Do any lines in the data below contain "chart"? If so, copy every one of them.

** START **

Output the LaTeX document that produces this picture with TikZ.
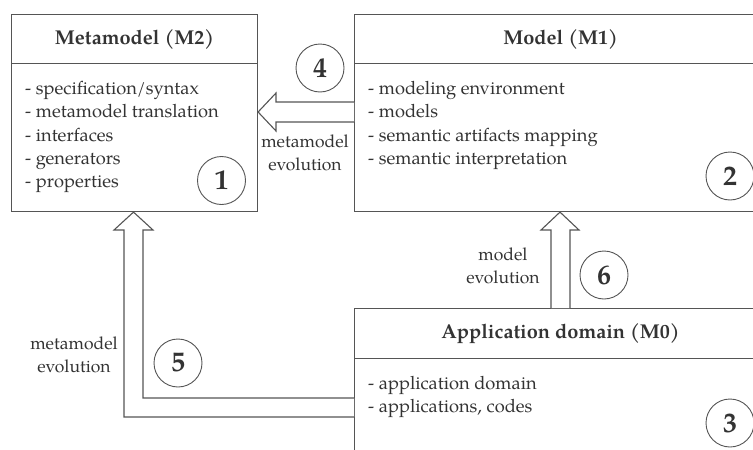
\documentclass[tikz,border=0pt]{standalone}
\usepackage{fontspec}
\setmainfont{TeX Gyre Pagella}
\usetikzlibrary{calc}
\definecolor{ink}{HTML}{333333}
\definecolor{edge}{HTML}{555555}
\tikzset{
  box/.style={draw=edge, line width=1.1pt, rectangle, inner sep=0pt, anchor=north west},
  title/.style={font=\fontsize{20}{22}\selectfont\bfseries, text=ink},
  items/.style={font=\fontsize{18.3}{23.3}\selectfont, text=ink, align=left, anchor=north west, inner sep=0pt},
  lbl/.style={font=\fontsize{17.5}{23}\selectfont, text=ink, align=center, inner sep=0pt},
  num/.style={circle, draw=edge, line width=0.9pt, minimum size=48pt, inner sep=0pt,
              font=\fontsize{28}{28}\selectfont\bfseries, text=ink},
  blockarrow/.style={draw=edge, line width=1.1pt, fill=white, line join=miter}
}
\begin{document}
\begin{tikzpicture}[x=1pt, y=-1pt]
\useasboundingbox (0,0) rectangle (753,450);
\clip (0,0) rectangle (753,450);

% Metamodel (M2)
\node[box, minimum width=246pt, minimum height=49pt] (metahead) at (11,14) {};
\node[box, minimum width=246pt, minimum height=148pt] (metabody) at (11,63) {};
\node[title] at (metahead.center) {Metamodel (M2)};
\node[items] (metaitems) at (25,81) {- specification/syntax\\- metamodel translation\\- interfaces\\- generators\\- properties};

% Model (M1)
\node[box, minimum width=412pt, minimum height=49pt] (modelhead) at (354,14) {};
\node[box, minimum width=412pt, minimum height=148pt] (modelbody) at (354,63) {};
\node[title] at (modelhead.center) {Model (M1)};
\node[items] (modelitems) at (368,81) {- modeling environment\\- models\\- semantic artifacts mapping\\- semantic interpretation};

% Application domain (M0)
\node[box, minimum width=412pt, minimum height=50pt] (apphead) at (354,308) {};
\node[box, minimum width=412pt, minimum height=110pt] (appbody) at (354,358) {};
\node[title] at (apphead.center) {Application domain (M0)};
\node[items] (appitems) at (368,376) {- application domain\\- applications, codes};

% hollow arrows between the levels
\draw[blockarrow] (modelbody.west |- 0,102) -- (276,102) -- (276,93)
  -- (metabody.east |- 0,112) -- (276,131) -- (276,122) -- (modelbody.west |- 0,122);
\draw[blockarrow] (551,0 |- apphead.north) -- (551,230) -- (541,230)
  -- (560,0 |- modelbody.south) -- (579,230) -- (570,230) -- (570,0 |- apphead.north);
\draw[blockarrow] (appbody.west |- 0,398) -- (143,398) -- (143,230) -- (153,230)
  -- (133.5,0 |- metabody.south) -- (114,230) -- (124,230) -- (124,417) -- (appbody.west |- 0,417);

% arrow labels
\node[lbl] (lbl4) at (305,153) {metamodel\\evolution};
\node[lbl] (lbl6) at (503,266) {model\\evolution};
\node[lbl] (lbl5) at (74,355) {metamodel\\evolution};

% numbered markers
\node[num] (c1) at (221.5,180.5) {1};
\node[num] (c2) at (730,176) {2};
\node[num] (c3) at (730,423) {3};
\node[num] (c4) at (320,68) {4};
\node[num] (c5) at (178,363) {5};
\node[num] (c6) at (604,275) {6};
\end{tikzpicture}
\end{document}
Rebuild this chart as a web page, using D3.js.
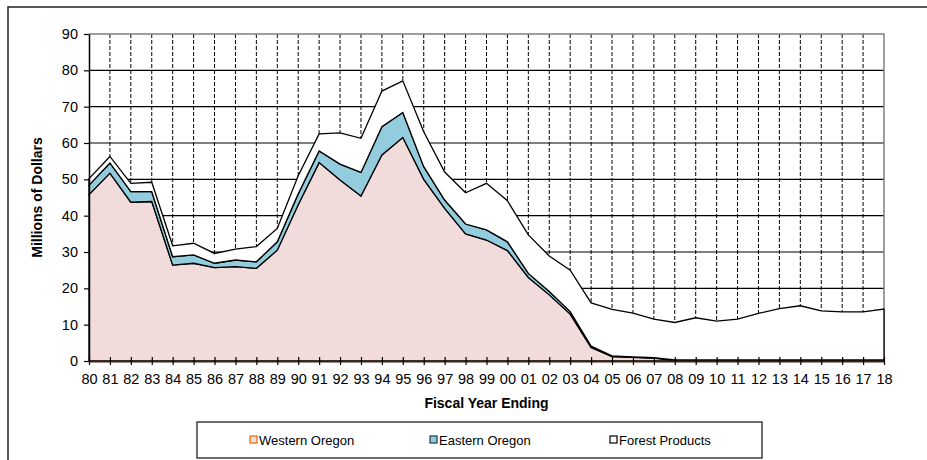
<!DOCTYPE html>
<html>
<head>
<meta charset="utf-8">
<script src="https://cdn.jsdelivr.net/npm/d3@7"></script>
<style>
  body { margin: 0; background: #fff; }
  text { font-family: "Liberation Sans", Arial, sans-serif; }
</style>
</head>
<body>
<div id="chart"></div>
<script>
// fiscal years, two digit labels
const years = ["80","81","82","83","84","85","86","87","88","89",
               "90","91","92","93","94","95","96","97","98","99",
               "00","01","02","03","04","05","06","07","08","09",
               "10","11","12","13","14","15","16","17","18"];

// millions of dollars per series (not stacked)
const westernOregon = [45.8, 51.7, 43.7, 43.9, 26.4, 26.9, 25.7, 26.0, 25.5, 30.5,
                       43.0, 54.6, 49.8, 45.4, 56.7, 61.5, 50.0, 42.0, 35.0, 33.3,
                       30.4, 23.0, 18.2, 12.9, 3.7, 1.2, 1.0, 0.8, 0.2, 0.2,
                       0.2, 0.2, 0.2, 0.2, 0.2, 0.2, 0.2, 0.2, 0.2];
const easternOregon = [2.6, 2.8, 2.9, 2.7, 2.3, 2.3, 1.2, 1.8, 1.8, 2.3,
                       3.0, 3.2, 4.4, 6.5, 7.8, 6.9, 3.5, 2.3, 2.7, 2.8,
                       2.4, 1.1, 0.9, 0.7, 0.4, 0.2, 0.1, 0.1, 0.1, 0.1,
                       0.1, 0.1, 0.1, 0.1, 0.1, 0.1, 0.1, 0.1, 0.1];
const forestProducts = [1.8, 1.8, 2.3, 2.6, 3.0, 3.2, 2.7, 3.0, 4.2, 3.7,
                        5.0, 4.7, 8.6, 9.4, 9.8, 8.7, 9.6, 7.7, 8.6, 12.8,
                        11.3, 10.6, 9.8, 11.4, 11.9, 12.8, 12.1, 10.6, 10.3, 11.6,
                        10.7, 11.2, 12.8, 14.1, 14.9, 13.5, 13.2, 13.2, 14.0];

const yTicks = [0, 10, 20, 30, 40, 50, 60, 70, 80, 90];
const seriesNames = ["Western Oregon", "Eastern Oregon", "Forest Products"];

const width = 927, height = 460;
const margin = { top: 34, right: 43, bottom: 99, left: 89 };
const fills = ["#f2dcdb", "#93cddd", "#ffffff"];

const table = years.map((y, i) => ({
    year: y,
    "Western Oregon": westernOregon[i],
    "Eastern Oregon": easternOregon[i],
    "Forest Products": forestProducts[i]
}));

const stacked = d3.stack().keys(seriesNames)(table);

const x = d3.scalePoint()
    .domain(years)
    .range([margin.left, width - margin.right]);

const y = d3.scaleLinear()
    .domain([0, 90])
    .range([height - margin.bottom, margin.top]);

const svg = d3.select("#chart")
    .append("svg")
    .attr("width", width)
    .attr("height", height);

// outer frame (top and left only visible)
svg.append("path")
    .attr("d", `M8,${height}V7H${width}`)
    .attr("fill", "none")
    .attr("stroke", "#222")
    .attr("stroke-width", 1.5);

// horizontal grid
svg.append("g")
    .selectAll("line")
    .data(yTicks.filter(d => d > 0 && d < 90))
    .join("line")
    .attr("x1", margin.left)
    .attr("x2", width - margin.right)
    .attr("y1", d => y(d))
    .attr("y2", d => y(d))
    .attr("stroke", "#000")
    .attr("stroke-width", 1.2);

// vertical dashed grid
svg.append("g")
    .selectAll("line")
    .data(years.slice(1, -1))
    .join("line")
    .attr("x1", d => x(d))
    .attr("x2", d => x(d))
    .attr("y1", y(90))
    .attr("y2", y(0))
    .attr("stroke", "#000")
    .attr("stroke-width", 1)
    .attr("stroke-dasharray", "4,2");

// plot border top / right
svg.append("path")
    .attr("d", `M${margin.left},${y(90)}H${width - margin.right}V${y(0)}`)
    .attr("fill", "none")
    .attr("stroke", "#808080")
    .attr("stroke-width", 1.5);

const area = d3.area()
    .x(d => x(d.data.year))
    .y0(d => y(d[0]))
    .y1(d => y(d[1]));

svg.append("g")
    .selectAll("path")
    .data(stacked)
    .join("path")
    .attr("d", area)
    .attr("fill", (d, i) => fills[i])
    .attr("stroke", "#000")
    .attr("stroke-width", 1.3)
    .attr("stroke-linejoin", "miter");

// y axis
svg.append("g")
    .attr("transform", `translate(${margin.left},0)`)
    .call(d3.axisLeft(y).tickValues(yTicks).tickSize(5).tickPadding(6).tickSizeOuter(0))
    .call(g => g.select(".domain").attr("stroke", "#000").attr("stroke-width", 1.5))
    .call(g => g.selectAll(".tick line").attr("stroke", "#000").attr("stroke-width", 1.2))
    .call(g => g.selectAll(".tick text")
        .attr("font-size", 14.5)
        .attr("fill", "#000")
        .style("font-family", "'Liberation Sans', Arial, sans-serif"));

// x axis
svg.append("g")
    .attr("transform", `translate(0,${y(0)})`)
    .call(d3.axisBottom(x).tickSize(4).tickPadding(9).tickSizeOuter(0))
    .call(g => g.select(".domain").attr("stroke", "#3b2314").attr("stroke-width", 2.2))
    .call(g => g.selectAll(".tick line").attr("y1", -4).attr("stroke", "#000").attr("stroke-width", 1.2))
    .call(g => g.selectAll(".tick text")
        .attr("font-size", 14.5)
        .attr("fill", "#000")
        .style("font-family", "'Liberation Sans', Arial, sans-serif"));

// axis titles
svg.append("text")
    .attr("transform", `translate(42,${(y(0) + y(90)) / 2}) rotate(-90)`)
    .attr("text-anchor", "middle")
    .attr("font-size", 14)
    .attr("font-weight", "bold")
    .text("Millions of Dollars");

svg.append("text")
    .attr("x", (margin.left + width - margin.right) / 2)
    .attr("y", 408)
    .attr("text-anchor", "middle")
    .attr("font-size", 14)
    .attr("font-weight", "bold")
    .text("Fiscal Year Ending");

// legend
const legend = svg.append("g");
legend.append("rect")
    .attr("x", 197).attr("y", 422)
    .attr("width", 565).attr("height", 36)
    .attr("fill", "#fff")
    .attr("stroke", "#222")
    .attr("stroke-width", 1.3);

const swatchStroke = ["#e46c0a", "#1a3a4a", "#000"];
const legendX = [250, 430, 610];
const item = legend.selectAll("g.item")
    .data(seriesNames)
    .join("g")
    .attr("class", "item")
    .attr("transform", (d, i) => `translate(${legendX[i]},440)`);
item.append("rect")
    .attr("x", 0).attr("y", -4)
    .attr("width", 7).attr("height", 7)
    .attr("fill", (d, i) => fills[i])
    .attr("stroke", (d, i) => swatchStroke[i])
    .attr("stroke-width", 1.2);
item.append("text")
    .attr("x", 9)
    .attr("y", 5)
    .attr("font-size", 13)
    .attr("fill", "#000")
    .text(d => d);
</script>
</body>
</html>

** END **

> **Exercise answer**:
Rebuild this chart as a web page, using D3.js.
<div id="chart"></div>
const svg = d3.select("#chart")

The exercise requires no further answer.